The impact of symposium was evident in questions and comments after sessions and in overheard conversations, including on social media. In the meal halls and hallways people were deep in conversation, long after their food had been eaten or their session had ended. Fragments of conversations told the tale of people being formed and informed: “My head is spinning.” “That was one of the most powerful sermons on racism I’ve ever heard.” “I have so many ideas I don’t know what to do with them all.”

Meanwhile, using the #wsymp16 hashtag, attendees sent Symposium snapshots around the world on Instagram, Twitter, Facebook and more throughout the conference.
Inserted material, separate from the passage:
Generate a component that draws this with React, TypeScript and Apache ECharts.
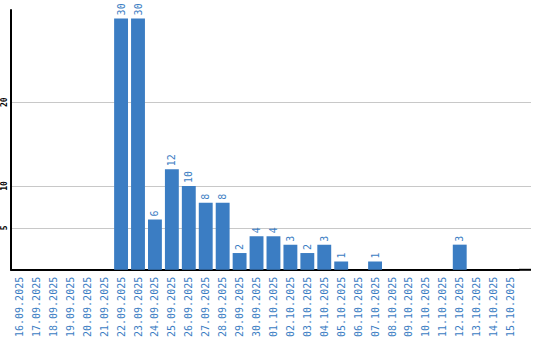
import React, { useEffect, useRef } from "react";
import * as echarts from "echarts";

const categories = [
  "16.09.2025", "17.09.2025", "18.09.2025", "19.09.2025", "20.09.2025", "21.09.2025",
  "22.09.2025", "23.09.2025", "24.09.2025", "25.09.2025", "26.09.2025", "27.09.2025",
  "28.09.2025", "29.09.2025", "30.09.2025", "01.10.2025", "02.10.2025", "03.10.2025",
  "04.10.2025", "05.10.2025", "06.10.2025", "07.10.2025", "08.10.2025", "09.10.2025",
  "10.10.2025", "11.10.2025", "12.10.2025", "13.10.2025", "14.10.2025", "15.10.2025",
];
const values = [0, 0, 0, 0, 0, 0, 30, 30, 6, 12, 10, 8, 8, 2, 4, 4, 3, 2, 3, 1, 0, 1, 0, 0, 0, 0, 3, 0, 0, 0];
const yTickLabels = [5, 10, 20];
const gridValues = [5, 10, 20];

const BLUE = "#3b7dc3";
const FONT = "DejaVu Sans Mono";
const PLOT_RIGHT = 519;
const LINE_END = 531;

export default function App() {
  const ref = useRef<HTMLDivElement>(null);
  useEffect(() => {
    if (!ref.current) return;
    const chart = echarts.init(ref.current, undefined, { renderer: "svg" });
    chart.setOption({
      animation: false,
      grid: { left: 9, width: 510, top: 10, bottom: 70, containLabel: false },
      xAxis: {
        type: "category",
        data: categories,
        axisLine: { show: true, lineStyle: { color: "#000", width: 2 } },
        axisTick: { show: false },
        axisLabel: {
          rotate: 90,
          interval: 0,
          color: BLUE,
          fontFamily: FONT,
          fontSize: 10,
          margin: 7,
        },
      },
      yAxis: {
        type: "value",
        min: 0,
        max: 31,
        interval: 5,
        axisLine: { show: true, lineStyle: { color: "#000", width: 2 } },
        axisTick: { show: false },
        splitLine: { show: false },
        axisLabel: {
          rotate: 90,
          margin: 3,
          color: "#000",
          fontFamily: FONT,
          fontSize: 8,
          fontWeight: "bold",
          formatter: (v: number) => (yTickLabels.includes(v) ? String(v) : ""),
        },
      },
      series: [
        {
          type: "bar",
          data: values,
          barCategoryGap: "18%",
          itemStyle: { color: BLUE },
          label: {
            show: true,
            position: "top",
            rotate: 90,
            align: "left",
            verticalAlign: "middle",
            distance: 3,
            color: BLUE,
            fontFamily: FONT,
            fontSize: 10,
            formatter: (p: any) => (p.value ? String(p.value) : ""),
          },
          markLine: {
            silent: true,
            symbol: "none",
            label: { show: false },
            lineStyle: { color: "#c8c8c8", type: "solid", width: 1 },
            data: gridValues.map((v) => ({ yAxis: v })),
            z: 0,
          },
          z: 2,
        },
      ],
    });
    const y0 = chart.convertToPixel({ yAxisIndex: 0 }, 0) as number;
    const ext = gridValues.map((v) => {
      const y = Math.round(chart.convertToPixel({ yAxisIndex: 0 }, v) as number) + 0.5;
      return {
        type: "line",
        z: 0,
        shape: { x1: PLOT_RIGHT, y1: y, x2: LINE_END, y2: y },
        style: { stroke: "#c8c8c8", lineWidth: 1 },
      };
    });
    chart.setOption({
      graphic: [
        ...ext,
        {
          type: "line",
          shape: { x1: PLOT_RIGHT, y1: y0, x2: LINE_END, y2: y0 },
          style: { stroke: "#000", lineWidth: 2 },
        },
      ],
    });
    return () => chart.dispose();
  }, []);
  return <div ref={ref} style={{ width: 540, height: 340, position: "absolute", left: 0, top: 0 }} />;
}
On Facebook one attendee wrote: “Old school note-taking during sermons and workshops helps me listen. I'm bringing home 32 pages of scrawled pages from Worship Symposium! Good stuff! The Holy Spirit has been pouring in to me through the presenters!”

Another wrote: “I can't wait to start writing about the experience of the 2016 Worship Symposium, but I'm too overwhelmed by the inspiration, ideas, and amazing people. ?The meeting conveys a profound sense of encountering the Kingdom of Heaven in person for the first time, being surrounded by people from everywhere and with every kind of gift, all seeking God in deed as well as word.”

For John Witlviet, director of the CICW and a Twitter user (@John_Witvliet) the in-person and online feedback was immensely gratifying. “One of our themes for Symposium,” he said, "is the conviction that God is the source of all grace and hope. It was a comforting and challenging message that Isaiah brought to ancient Israel, and it is a source of unending joy that the Holy Spirit brings to followers of Jesus today. The Holy Spirit, as so many presenters and attendees reminded us, is still at work in the world today, and it is our joyful call to learn to walk in step with the Spirit. So what a joy to see so many from around the world and a variety of traditions come together to challenge, encourage and bless each other."